Despite the compromises, Sadr rejects the pact because he wants U.S. forces to leave Iraq when the U.N. mandate ends. Leaders of Iraq’s minority Sunni population say the plan is too important not to be voted on by the public.

The country’s most influential Shiite cleric, Ayatollah Ali Sistani, indicated over the weekend that he would not oppose the latest draft. Sistani’s word carries immense weight with Iraq’s Shiite majority and should help fellow Shiite Maliki navigate the choppy waters that might result from Sadr’s opposition and from neighboring Iran, said Vali Nasr, an expert on Middle East politics at Tufts University.

“I think Maliki had to get the deal that would satisfy Sistani,” Nasr said. “From the outset, he is the one who mattered and is the only one who can stand up to Iran and Sadr’s opposition.”

Iran, like Sadr, had said U.S. forces should leave Iraq when the U.N. mandate expires at the end of the year.

“This will be an adventure,” said Omar Abdul-Sattar, a Sunni legislator, summing up his prediction for the parliament debate.

In addition to political resistance, Abdul-Sattar said time constraints on lawmakers would make reaching consensus difficult.

The Cabinet approval came after a two-hour meeting presided over by Maliki, who urged passage after concluding he had won all he could from Washington.

“They decided it’s the best we could get,” Education Minister Khudair Khuzai said of the deal, which was approved by all but one of the 28 Cabinet ministers present.

Khuzai, a Shiite, said he would have preferred a quick exit of foreign troops from Iraqi soil but was satisfied with the withdrawal timeline that was approved.

“If I was not convinced, I would not have voted for it,” he said.

Under the plan, the touchy subject of immunity would be entrusted to a joint U.S.-Iraqi committee that would decide if an American service member should be subject to Iraqi prosecution for alleged crimes committed against Iraqis.

The lone opponent in the Cabinet vote was Nawal Majid Hameed, minister of state for women’s affairs. She is a member of the main Sunni bloc, Tawafiq, which has said the public, not politicians, should decide on the agreement in a referendum. Hameed said amendments sought by Tawafiq, including the release of about 16,000 Iraqis in U.S. custody, were ignored and that her bloc stood by its demand for a referendum.

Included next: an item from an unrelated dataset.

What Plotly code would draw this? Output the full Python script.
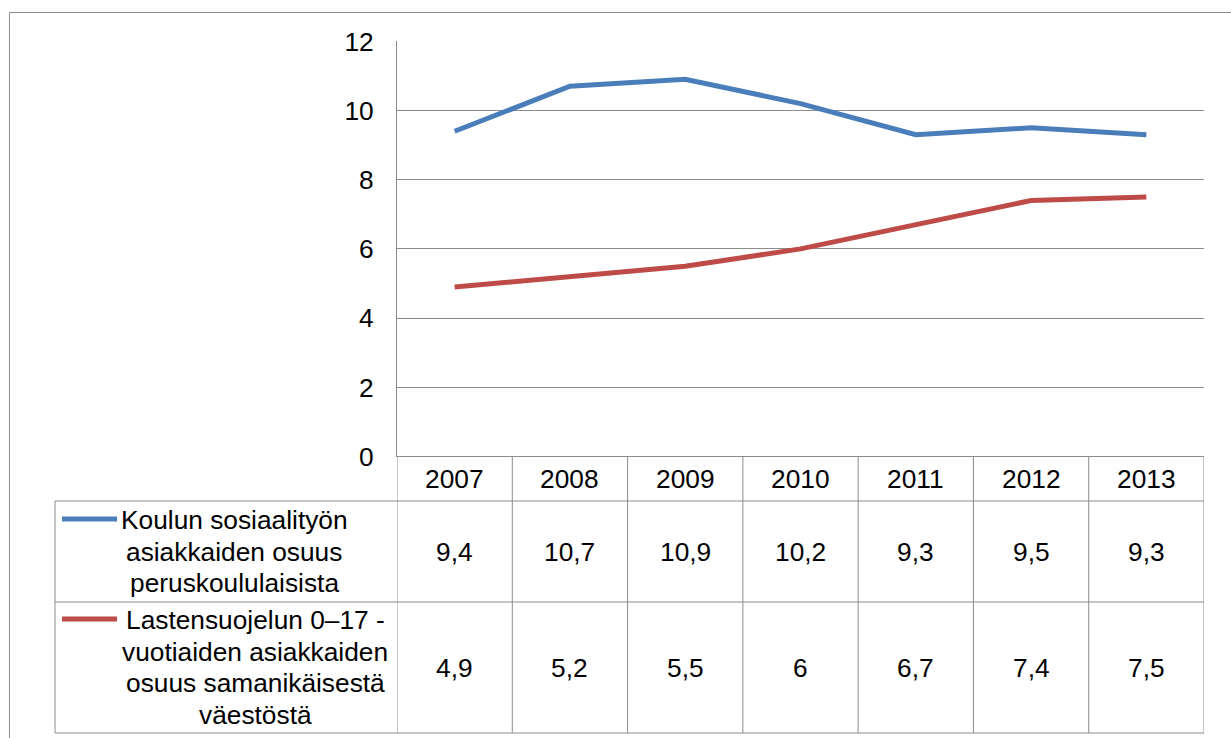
import plotly.graph_objects as go

# ---- data ----
years = ["2007", "2008", "2009", "2010", "2011", "2012", "2013"]
koulu_values = [9.4, 10.7, 10.9, 10.2, 9.3, 9.5, 9.3]
lasten_values = [4.9, 5.2, 5.5, 6, 6.7, 7.4, 7.5]
koulu_label = ["Koulun sosiaalityön", "asiakkaiden osuus", "peruskoululaisista"]
lasten_label = ["Lastensuojelun 0–17 -", "vuotiaiden asiakkaiden", "osuus samanikäisestä", "väestöstä"]
y_ticks = [0, 2, 4, 6, 8, 10, 12]

# ---- layout helpers ----
W, H = 1231, 738
def px(x):
    return x / W
def py(y):
    return 1 - y / H

BLUE = "#4A7EBB"
RED = "#BE4B48"
GRID = "#8C8C8C"
FONT = "Liberation Sans, Arial, sans-serif"
FS = 26.3
LINE_H = 31.6

plot_left, plot_right = 397, 1204
plot_top, plot_bottom = 41.3, 456.5
hdr_bottom, row1_bottom, row2_bottom = 501, 602, 733
table_left = 55

fig = go.Figure()
fig.add_trace(go.Scatter(x=list(range(len(years))), y=koulu_values, mode="lines",
                         line=dict(color=BLUE, width=5), name=" ".join(koulu_label)))
fig.add_trace(go.Scatter(x=list(range(len(years))), y=lasten_values, mode="lines",
                         line=dict(color=RED, width=5), name=" ".join(lasten_label)))

fig.update_layout(
    width=W, height=H,
    margin=dict(l=0, r=0, t=0, b=0, autoexpand=False),
    paper_bgcolor="white", plot_bgcolor="white",
    showlegend=False,
    font=dict(family=FONT, size=FS, color="black"),
    xaxis=dict(domain=[px(plot_left), px(plot_right)], automargin=False,
               range=[-0.5, len(years) - 0.5], showticklabels=False,
               showgrid=False, zeroline=False, showline=False, ticks=""),
    yaxis=dict(domain=[py(plot_bottom), py(plot_top)], range=[0, 12], automargin=False,
               tickvals=y_ticks, ticktext=[str(v) for v in y_ticks],
               showgrid=True, gridcolor=GRID, gridwidth=1,
               zeroline=False, showline=True, linecolor=GRID, linewidth=1,
               ticks="", ticklabelstandoff=17,
               tickfont=dict(family=FONT, size=FS, color="black")),
)

shapes = []
line_style = dict(color=GRID, width=1)
# outer chart border
shapes.append(dict(type="rect", xref="paper", yref="paper",
                   x0=px(9.5), x1=px(1300), y0=py(12.5), y1=py(800),
                   line=line_style, fillcolor="rgba(0,0,0,0)", layer="above"))
# horizontal table lines
shapes.append(dict(type="line", xref="paper", yref="paper",
                   x0=px(plot_left), x1=px(plot_right), y0=py(plot_bottom), y1=py(plot_bottom), line=line_style))
for yb in [hdr_bottom, row1_bottom, row2_bottom]:
    shapes.append(dict(type="line", xref="paper", yref="paper",
                       x0=px(table_left), x1=px(plot_right), y0=py(yb), y1=py(yb), line=line_style))
# vertical table lines (column boundaries from the category axis)
for i in range(len(years) + 1):
    shapes.append(dict(type="line", xref="x", yref="paper",
                       x0=i - 0.5, x1=i - 0.5, y0=py(plot_bottom), y1=py(row2_bottom), line=line_style))
shapes.append(dict(type="line", xref="paper", yref="paper",
                   x0=px(table_left), x1=px(table_left), y0=py(hdr_bottom), y1=py(row2_bottom), line=line_style))

def fmt(v):
    return f"{v:g}".replace(".", ",")

ann = []
hdr_c = (plot_bottom + hdr_bottom) / 2
r1_c = (hdr_bottom + row1_bottom) / 2
r2_c = (row1_bottom + row2_bottom) / 2
for i, yr in enumerate(years):
    for txt, yc in [(yr, hdr_c), (fmt(koulu_values[i]), r1_c), (fmt(lasten_values[i]), r2_c)]:
        ann.append(dict(x=i, xref="x", y=py(yc), yref="paper", text=txt, showarrow=False,
                        xanchor="center", yanchor="middle", font=dict(size=FS)))

def add_label(lines, xc, yc, color):
    n = len(lines)
    first_y = yc - (n - 1) / 2 * LINE_H
    for k, t in enumerate(lines):
        ann.append(dict(x=px(xc), xref="paper", y=py(first_y + k * LINE_H), yref="paper", text=t,
                        showarrow=False, xanchor="center", yanchor="middle", font=dict(size=FS)))
    # legend key beside the first line
    shapes.append(dict(type="line", xref="paper", yref="paper",
                       x0=px(62), x1=px(117), y0=py(first_y - 1), y1=py(first_y - 1),
                       line=dict(color=color, width=5)))

add_label(koulu_label, 234.5, r1_c, BLUE)
add_label(lasten_label, 255, r2_c, RED)

fig.update_layout(shapes=shapes, annotations=ann)

fig.write_html("out.html")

In addition to not wanting to taint their Arab nationalist reputation by signing off on a deal with the Americans, some Sunnis also no doubt fear being swallowed by the Shiite majority after the withdrawal of U.S. forces, which have provided an added layer of security since ousting the Sunni-run government of Saddam Hussein in 2003.

Ahmed Massoudi, a spokesman for lawmakers loyal to anti-U.S. cleric Sadr, called the vote “highly regrettable” and said Cabinet members “gave away Iraq on a gold platter to the occupier.”

The Sunni and Sadr blocs don’t control enough seats in parliament to torpedo the pact, but if it passes, it still must be ratified by the three-member presidency council.

The council includes Sunni Vice President Tariq Hashimi, who has led calls for the referendum and could veto any agreement.

Aware of the obstacles ahead, the White House was cautious in its reaction. “While the process is not yet complete, we remain hopeful and confident we’ll soon have an agreement that serves both the people of Iraq and the United States well,” spokesman Gordon Johndroe said.

If Iraq’s parliament rejected the deal or failed to pass it before the end of the year, it would not be the first time crucial legislation has fallen victim to the country’s polarized politics. A bill to manage Iraq’s lucrative oil industry was approved by the Cabinet more than a year ago but never passed parliament.

After the Cabinet vote Sunday, government spokesman Ali Dabbagh sought to deflect Iraqi concerns that the pact left open the door for U.S. troops to extend their stay here. He called the withdrawal deadlines of June 2009 and Dec. 31, 2011, “final and decided.”

When the talks began, the United States had pressed for wording that would have omitted deadlines for troop withdrawals in favor of a vague “time horizon” for withdrawal dependent on conditions in Iraq.

Even with the deadlines, Dabbagh said Iraq would have the right to cancel the agreement if it decided its forces were ready to assume full control of the country’s security.